BENGUELA - VINDE VER!
Depois de quase um mês de ausência motivada pela convocatória para participar da magna reunião dos padres da Obra da Rua, eis que regresso a Casa com prontidão, como acontece a um soldado depois do tempo de recruta, para acudir às grandes preocupações que no acompanhamento através da comunicação rápida garantida pelo sinal da internet ao telemóvel me chegavam desde Benguela. Momentos antes da minha partida, preocupado em encontrar alguém que assumisse a responsabilidade de dirigir a casa com 130 rapazes, mais 70 trabalhadores e uma imensidão de desafios no dia-a-dia, durante o tempo da minha estadia em Portugal, veio-me uma luz em forma de sinal de interrogação. A quem procuras? Um onde encontrá-lo? O que procuras lá fora pode ter já sido dado de graça e está mesmo em tua Casa. Mas em Casa só tenho rapazes e alguns ainda muito novos para assumirem responsabilidade pelos mais pequeninos.

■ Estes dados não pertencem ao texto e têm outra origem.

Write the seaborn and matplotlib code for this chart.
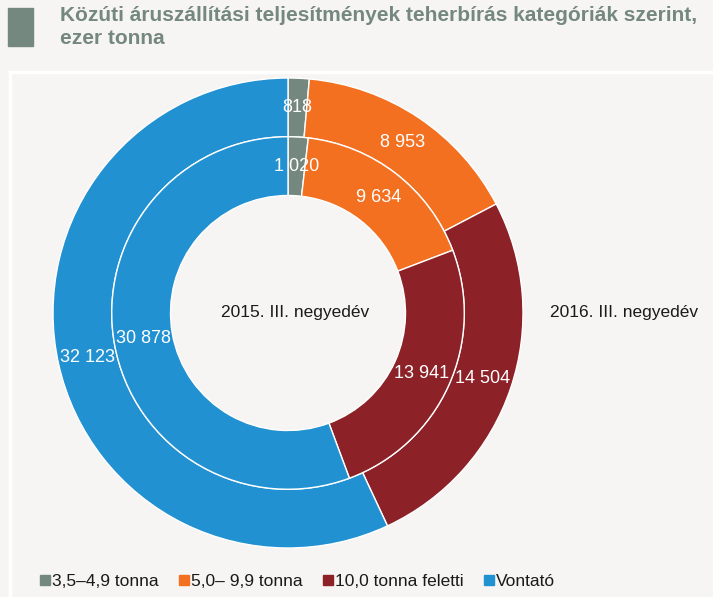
import numpy as np
import seaborn as sns
import matplotlib.pyplot as plt
from matplotlib.patches import Rectangle

# Data
categories = ['3,5–4,9 tonna', '5,0– 9,9 tonna', '10,0 tonna feletti', 'Vontató']
values_2016 = [818, 8953, 14504, 32123]   # outer ring
values_2015 = [1020, 9634, 13941, 30878]  # inner ring
colors = ['#75887f', '#f37021', '#8c2127', '#2191d1']

sns.set_theme(style='white')
plt.rcParams['font.family'] = ['Liberation Sans', 'DejaVu Sans']

bg = '#f6f5f3'
txt = '#1a1a1a'
fig = plt.figure(figsize=(7.13, 5.97), dpi=100, facecolor=bg)

# white frame (top and left edges visible, runs off the figure)
fig.patches.append(Rectangle((10 / 713, -0.1), 1.0, 1 - 72 / 597 + 0.1,
                             transform=fig.transFigure, fill=False,
                             edgecolor='white', linewidth=2.5))

# title block
fig.patches.append(Rectangle((8 / 713, 1 - 46 / 597), 25 / 713, 38 / 597,
                             transform=fig.transFigure, color='#75887f'))
fig.text(60 / 713, 1 - 6 / 597,
         'Közúti áruszállítási teljesítmények teherbírás kategóriák szerint,\nezer tonna',
         ha='left', va='top', fontsize=15, fontweight='bold', color='#75887f',
         linespacing=1.25)

cx, cy, R = 288, 597 - 313, 235
ax = fig.add_axes([(cx - R) / 713, (cy - R) / 597, 2 * R / 713, 2 * R / 597])
ax.set_facecolor(bg)

r_out, r_mid = 1.0, 0.75
w = 0.25

def fmt(v):
    return f'{v:,}'.replace(',', ' ')

for vals, radius in [(values_2016, r_out), (values_2015, r_mid)]:
    ax.pie(vals, radius=radius, colors=colors, startangle=90, counterclock=False,
           wedgeprops=dict(width=w, edgecolor='white', linewidth=1))
    total = sum(vals)
    cum = np.cumsum([0] + vals)
    rl = radius - w / 2
    for i, v in enumerate(vals):
        mid = (cum[i] + cum[i + 1]) / 2 / total
        ang = np.deg2rad(90 - mid * 360)
        ax.text(rl * np.cos(ang), rl * np.sin(ang), fmt(v), ha='center', va='center',
                fontsize=13, color='white')

ax.text(0.03, 0, '2015. III. negyedév', ha='center', va='center', fontsize=12.5, color=txt)
ax.text(1.43, 0, '2016. III. negyedév', ha='center', va='center', fontsize=12.5, color=txt)
ax.set_xlim(-1, 1)
ax.set_ylim(-1, 1)
ax.set_aspect('equal')
ax.axis('off')

handles = [plt.Line2D([], [], marker='s', linestyle='', markersize=7, color=c) for c in colors]
fig.legend(handles, categories, loc='center left', bbox_to_anchor=(21 / 713, 1 - 581 / 597),
           ncol=4, frameon=False, fontsize=12.5, handletextpad=-0.1, columnspacing=0.95,
           handlelength=1.0, labelcolor=txt)

fig.savefig('out.png', dpi=100, facecolor=bg)
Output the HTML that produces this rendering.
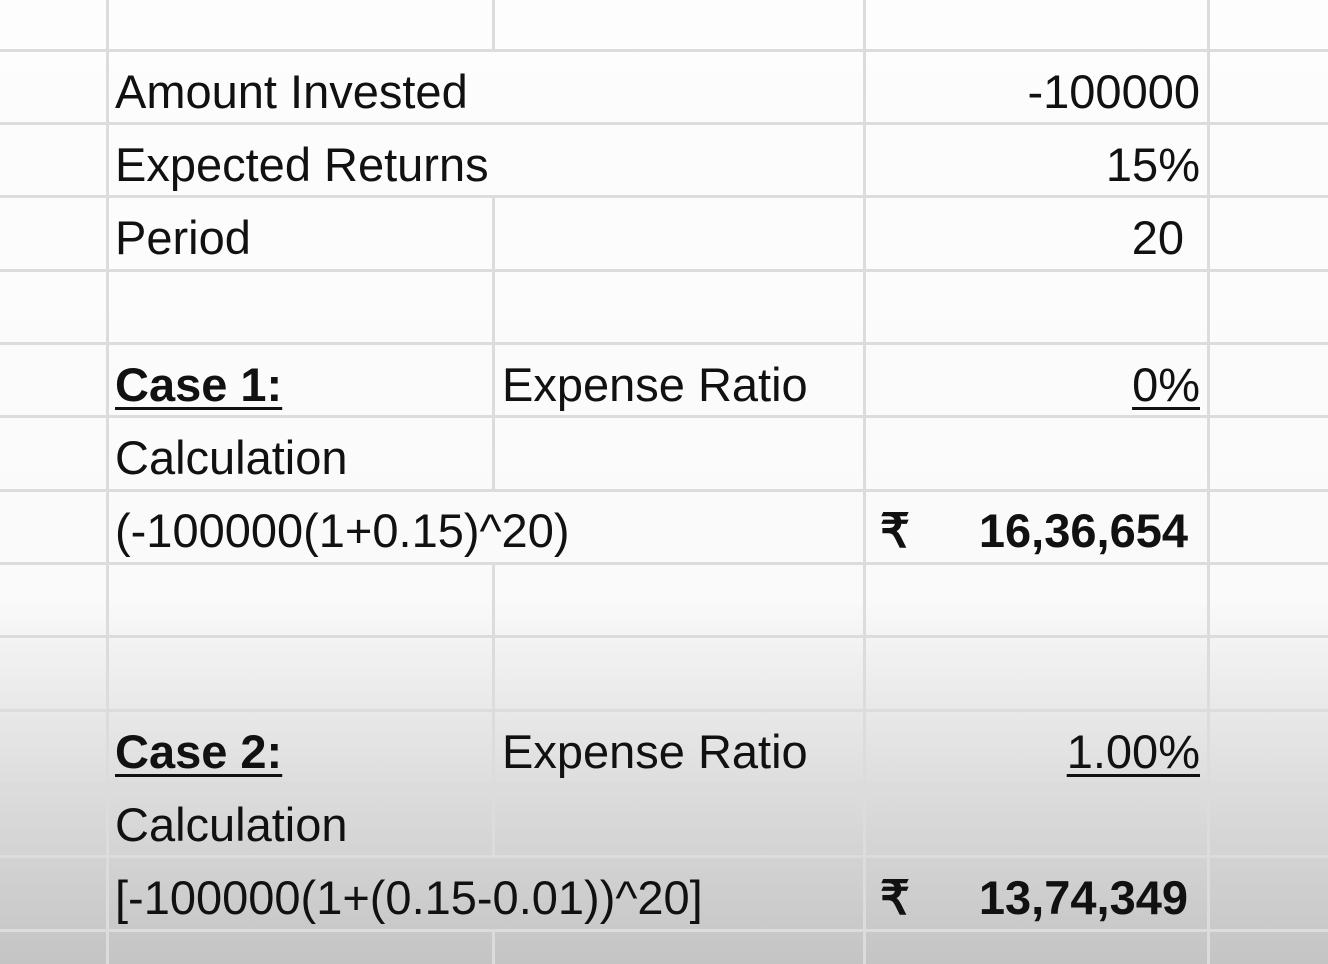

Somos a Obra de Rua - Obra de rapazes, para rapazes, e pelos rapazes. Está aqui desfeita a barreira da incerteza, a resposta da minha inquietação e aberta ficou ao entendimento a alegria de dar aos rapazes a ocasião para realizarem em plenitude aquele "pelos rapazes" que aparece no nosso lema. Assim, ficaram os próprios rapazes a assumir as responsabilidades de conduzir a comunidade a bom porto. E souberam todos caminhar como deve ser em Casa de família alargada. Ao regressar a Casa houve gritos e abraços de contentamento. Os laços familiares são mais fortes que o medo do coronavírus. O afecto e o calor no seio da família o expulsam para longe. O testemunho da vivência em família neste espaço de tempo foi positiva. Muitas pessoas que visitaram a Casa estavam admiradas como tudo funcionava como deve ser num dia normal de uma Casa do Gaiato. O chefe-maioral era o capitão da equipa e com ele todos os outros rapazes maiores jogavam a mesma bola, rumando em marcha única para o bom andamento da vida e de Casa; a presença de todos nos actos de comunidade, o ir e vir das escolas lá fora e dentro de Casa, os horários de trabalho de cada um, a catequese, a reza diária do terço no fim do dia, a organização da celebração da Santa Missa aos domingos (a cargo de um sacerdote da Diocese). Qualquer dia, há-de ser celebrada por um sacerdote que foi criado nesta Casa. Já temos um seminarista ainda no propedêutico e mesmo assim já temos muita esperança.
Nestes primeiros dias do meu regresso tenho estado longas horas a escutar os rapazes, os trabalhadores, os visitantes, os pobres que batem à nossa porta. Todos vêm sorridentes a dar as boas vindas e a saudar. Só os rapazes sabiam da viagem e do regresso, todas as pessoas com quem me encontro perguntam se a viagem correu bem. Somos uma única família. Os rapazes estão dentro da nossa Casa. A outra parte é a família que está lá fora e nos acompanha como se estivesse aqui dentro. Os nossos amigos e todos os nossos benfeitores, de longe e de perto, os que revelam a sua identidade e os que não querem que o mundo saiba o seu nome, mas, sim, o seu gesto de amor para com os mais pobres. Estes não querem que a mão esquerda saiba o que faz a mão direita. Seguem à risca as orientações do Mestre. Pois sabem que a recompensa vem de Deus que vê o que se faz e está oculto aos olhos dos homens. Toda a pessoa humana para ver reconhecida cabalmente a sua dignidade deve ser livre de pensar e de agir de acordo com a sua consciência. Assim, e porque a Casa do Gaiato é uma escola de oração e de trabalho, são dadas linhas orientadoras para que todos possam crescer como homens educados, trabalhadores e responsáveis. O trabalho e a oração, bem como o recreio, têm as suas horas marcadas. Cada um sabe qual é a sua tarefa e todos são responsabilizados pela mesma. Caso não a cumpram são sujeitos ao "tribunal" da comunidade e aí devem assumir os seus erros e procurar emendar-se.
A conclusão é de Pai Américo «Nós somos trabalhadores de primeira linha; trabalhamos mais de oito horas por dia. O nosso sistema exclui todo e qualquer pessoal auxiliar. Os orientadores são em muito pequeno número e a sua acção é agachada. De forma que esta primeira quinta será o local do primeiro desdobramento da Casa do Gaiato. A seu tempo irão obreiros de Paço de Sousa, como vieram para cá os de Miranda do Corvo, fundar. Eles hão-de trabalhar, dirigir, zelar aquilo que é deles, para eles, por eles».